■ Instructions to follow: Repeat what the lines below say, word for word, and skip every image.

——————

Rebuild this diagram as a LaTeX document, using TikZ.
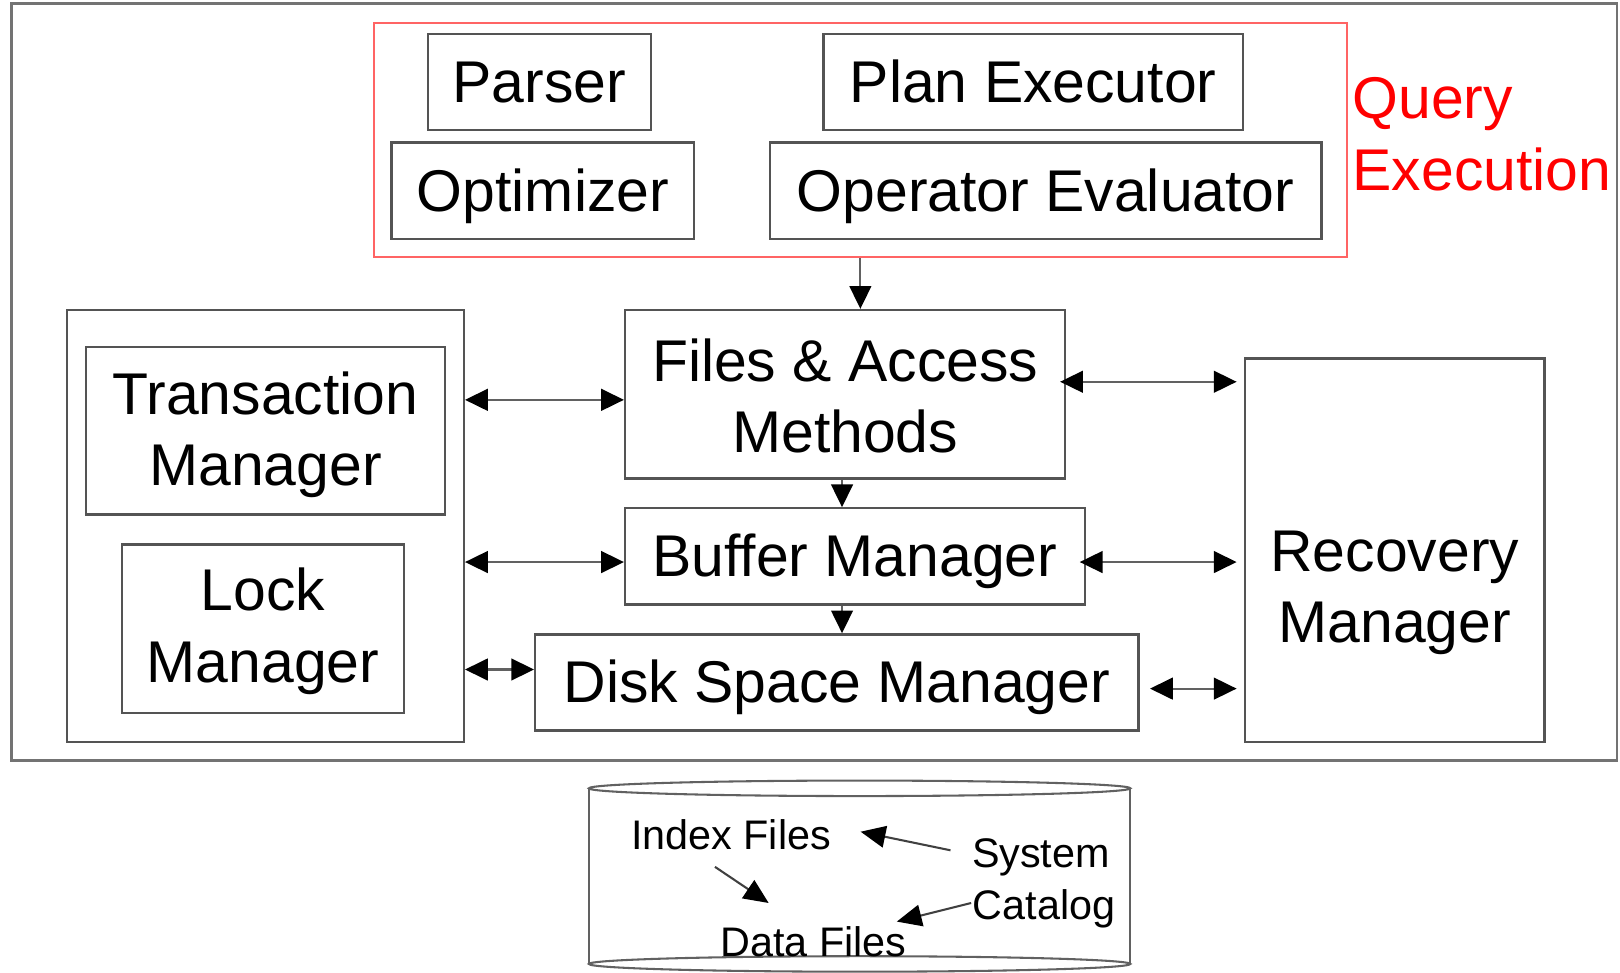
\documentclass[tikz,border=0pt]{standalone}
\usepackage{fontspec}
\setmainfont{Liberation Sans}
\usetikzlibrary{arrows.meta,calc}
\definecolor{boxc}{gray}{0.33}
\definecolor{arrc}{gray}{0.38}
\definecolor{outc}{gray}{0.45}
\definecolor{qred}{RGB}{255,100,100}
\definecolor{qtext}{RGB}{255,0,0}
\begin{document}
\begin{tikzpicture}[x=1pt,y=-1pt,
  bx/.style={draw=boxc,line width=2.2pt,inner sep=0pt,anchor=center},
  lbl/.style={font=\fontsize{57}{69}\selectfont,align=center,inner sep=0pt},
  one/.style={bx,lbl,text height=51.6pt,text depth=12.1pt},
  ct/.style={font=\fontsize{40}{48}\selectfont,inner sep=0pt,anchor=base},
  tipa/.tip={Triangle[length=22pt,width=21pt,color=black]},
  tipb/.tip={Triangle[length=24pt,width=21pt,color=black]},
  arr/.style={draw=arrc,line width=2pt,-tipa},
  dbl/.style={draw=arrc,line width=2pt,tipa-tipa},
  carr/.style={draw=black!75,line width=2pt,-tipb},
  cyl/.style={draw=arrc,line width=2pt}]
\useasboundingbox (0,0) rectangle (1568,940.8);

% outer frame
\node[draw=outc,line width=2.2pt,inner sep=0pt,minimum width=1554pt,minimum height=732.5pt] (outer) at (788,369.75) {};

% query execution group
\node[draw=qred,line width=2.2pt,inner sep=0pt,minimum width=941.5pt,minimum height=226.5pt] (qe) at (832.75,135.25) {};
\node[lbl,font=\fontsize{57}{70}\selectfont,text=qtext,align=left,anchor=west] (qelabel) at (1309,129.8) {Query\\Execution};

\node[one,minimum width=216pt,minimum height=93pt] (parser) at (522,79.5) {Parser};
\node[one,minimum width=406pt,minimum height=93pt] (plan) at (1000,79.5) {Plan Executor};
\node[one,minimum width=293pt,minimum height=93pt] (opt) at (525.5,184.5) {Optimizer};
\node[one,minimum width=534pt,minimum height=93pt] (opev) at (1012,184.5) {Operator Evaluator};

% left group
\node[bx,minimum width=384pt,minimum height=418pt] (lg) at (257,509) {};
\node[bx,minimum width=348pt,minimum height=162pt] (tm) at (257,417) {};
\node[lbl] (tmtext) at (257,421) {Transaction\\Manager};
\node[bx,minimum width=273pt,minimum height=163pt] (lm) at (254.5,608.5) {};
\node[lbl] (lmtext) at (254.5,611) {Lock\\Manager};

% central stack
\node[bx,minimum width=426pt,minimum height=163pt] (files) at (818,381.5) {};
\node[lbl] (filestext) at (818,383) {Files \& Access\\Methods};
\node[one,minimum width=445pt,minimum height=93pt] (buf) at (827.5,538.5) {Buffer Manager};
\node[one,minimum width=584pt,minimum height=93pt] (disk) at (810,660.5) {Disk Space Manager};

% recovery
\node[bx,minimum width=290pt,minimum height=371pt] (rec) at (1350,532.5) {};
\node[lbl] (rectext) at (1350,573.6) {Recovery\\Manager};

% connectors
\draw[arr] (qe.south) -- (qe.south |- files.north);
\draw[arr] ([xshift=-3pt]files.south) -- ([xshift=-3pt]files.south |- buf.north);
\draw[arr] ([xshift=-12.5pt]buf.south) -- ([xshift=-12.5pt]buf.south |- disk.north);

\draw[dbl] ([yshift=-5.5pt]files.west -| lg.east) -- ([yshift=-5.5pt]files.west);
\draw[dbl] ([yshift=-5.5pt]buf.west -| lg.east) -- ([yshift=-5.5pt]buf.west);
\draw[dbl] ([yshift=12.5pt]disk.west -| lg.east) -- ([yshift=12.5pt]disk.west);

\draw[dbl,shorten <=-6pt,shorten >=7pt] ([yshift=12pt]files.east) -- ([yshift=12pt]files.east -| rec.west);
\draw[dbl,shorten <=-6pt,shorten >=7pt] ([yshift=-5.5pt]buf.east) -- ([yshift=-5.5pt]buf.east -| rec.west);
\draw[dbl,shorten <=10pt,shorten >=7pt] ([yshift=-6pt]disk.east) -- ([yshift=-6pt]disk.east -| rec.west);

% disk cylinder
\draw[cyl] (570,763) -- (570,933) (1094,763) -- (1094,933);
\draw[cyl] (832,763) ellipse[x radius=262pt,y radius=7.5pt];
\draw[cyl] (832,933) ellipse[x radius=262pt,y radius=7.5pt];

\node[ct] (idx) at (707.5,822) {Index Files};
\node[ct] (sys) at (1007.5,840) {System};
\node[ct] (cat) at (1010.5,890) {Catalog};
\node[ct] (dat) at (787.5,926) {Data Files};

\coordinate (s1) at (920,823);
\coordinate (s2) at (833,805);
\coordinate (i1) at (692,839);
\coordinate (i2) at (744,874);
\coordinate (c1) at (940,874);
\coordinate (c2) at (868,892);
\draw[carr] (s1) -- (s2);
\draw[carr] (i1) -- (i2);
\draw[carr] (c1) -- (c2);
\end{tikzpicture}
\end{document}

——————

■ Reply:
Rebuild this diagram as a LaTeX document, using TikZ.
\documentclass[tikz,border=0pt]{standalone}
\usepackage{fontspec}
\setmainfont{Liberation Sans}
\usetikzlibrary{arrows.meta,calc}
\definecolor{boxc}{gray}{0.33}
\definecolor{arrc}{gray}{0.38}
\definecolor{outc}{gray}{0.45}
\definecolor{qred}{RGB}{255,100,100}
\definecolor{qtext}{RGB}{255,0,0}
\begin{document}
\begin{tikzpicture}[x=1pt,y=-1pt,
  bx/.style={draw=boxc,line width=2.2pt,inner sep=0pt,anchor=center},
  lbl/.style={font=\fontsize{57}{69}\selectfont,align=center,inner sep=0pt},
  one/.style={bx,lbl,text height=51.6pt,text depth=12.1pt},
  ct/.style={font=\fontsize{40}{48}\selectfont,inner sep=0pt,anchor=base},
  tipa/.tip={Triangle[length=22pt,width=21pt,color=black]},
  tipb/.tip={Triangle[length=24pt,width=21pt,color=black]},
  arr/.style={draw=arrc,line width=2pt,-tipa},
  dbl/.style={draw=arrc,line width=2pt,tipa-tipa},
  carr/.style={draw=black!75,line width=2pt,-tipb},
  cyl/.style={draw=arrc,line width=2pt}]
\useasboundingbox (0,0) rectangle (1568,940.8);

% outer frame
\node[draw=outc,line width=2.2pt,inner sep=0pt,minimum width=1554pt,minimum height=732.5pt] (outer) at (788,369.75) {};

% query execution group
\node[draw=qred,line width=2.2pt,inner sep=0pt,minimum width=941.5pt,minimum height=226.5pt] (qe) at (832.75,135.25) {};
\node[lbl,font=\fontsize{57}{70}\selectfont,text=qtext,align=left,anchor=west] (qelabel) at (1309,129.8) {Query\\Execution};

\node[one,minimum width=216pt,minimum height=93pt] (parser) at (522,79.5) {Parser};
\node[one,minimum width=406pt,minimum height=93pt] (plan) at (1000,79.5) {Plan Executor};
\node[one,minimum width=293pt,minimum height=93pt] (opt) at (525.5,184.5) {Optimizer};
\node[one,minimum width=534pt,minimum height=93pt] (opev) at (1012,184.5) {Operator Evaluator};

% left group
\node[bx,minimum width=384pt,minimum height=418pt] (lg) at (257,509) {};
\node[bx,minimum width=348pt,minimum height=162pt] (tm) at (257,417) {};
\node[lbl] (tmtext) at (257,421) {Transaction\\Manager};
\node[bx,minimum width=273pt,minimum height=163pt] (lm) at (254.5,608.5) {};
\node[lbl] (lmtext) at (254.5,611) {Lock\\Manager};

% central stack
\node[bx,minimum width=426pt,minimum height=163pt] (files) at (818,381.5) {};
\node[lbl] (filestext) at (818,383) {Files \& Access\\Methods};
\node[one,minimum width=445pt,minimum height=93pt] (buf) at (827.5,538.5) {Buffer Manager};
\node[one,minimum width=584pt,minimum height=93pt] (disk) at (810,660.5) {Disk Space Manager};

% recovery
\node[bx,minimum width=290pt,minimum height=371pt] (rec) at (1350,532.5) {};
\node[lbl] (rectext) at (1350,573.6) {Recovery\\Manager};

% connectors
\draw[arr] (qe.south) -- (qe.south |- files.north);
\draw[arr] ([xshift=-3pt]files.south) -- ([xshift=-3pt]files.south |- buf.north);
\draw[arr] ([xshift=-12.5pt]buf.south) -- ([xshift=-12.5pt]buf.south |- disk.north);

\draw[dbl] ([yshift=-5.5pt]files.west -| lg.east) -- ([yshift=-5.5pt]files.west);
\draw[dbl] ([yshift=-5.5pt]buf.west -| lg.east) -- ([yshift=-5.5pt]buf.west);
\draw[dbl] ([yshift=12.5pt]disk.west -| lg.east) -- ([yshift=12.5pt]disk.west);

\draw[dbl,shorten <=-6pt,shorten >=7pt] ([yshift=12pt]files.east) -- ([yshift=12pt]files.east -| rec.west);
\draw[dbl,shorten <=-6pt,shorten >=7pt] ([yshift=-5.5pt]buf.east) -- ([yshift=-5.5pt]buf.east -| rec.west);
\draw[dbl,shorten <=10pt,shorten >=7pt] ([yshift=-6pt]disk.east) -- ([yshift=-6pt]disk.east -| rec.west);

% disk cylinder
\draw[cyl] (570,763) -- (570,933) (1094,763) -- (1094,933);
\draw[cyl] (832,763) ellipse[x radius=262pt,y radius=7.5pt];
\draw[cyl] (832,933) ellipse[x radius=262pt,y radius=7.5pt];

\node[ct] (idx) at (707.5,822) {Index Files};
\node[ct] (sys) at (1007.5,840) {System};
\node[ct] (cat) at (1010.5,890) {Catalog};
\node[ct] (dat) at (787.5,926) {Data Files};

\coordinate (s1) at (920,823);
\coordinate (s2) at (833,805);
\coordinate (i1) at (692,839);
\coordinate (i2) at (744,874);
\coordinate (c1) at (940,874);
\coordinate (c2) at (868,892);
\draw[carr] (s1) -- (s2);
\draw[carr] (i1) -- (i2);
\draw[carr] (c1) -- (c2);
\end{tikzpicture}
\end{document}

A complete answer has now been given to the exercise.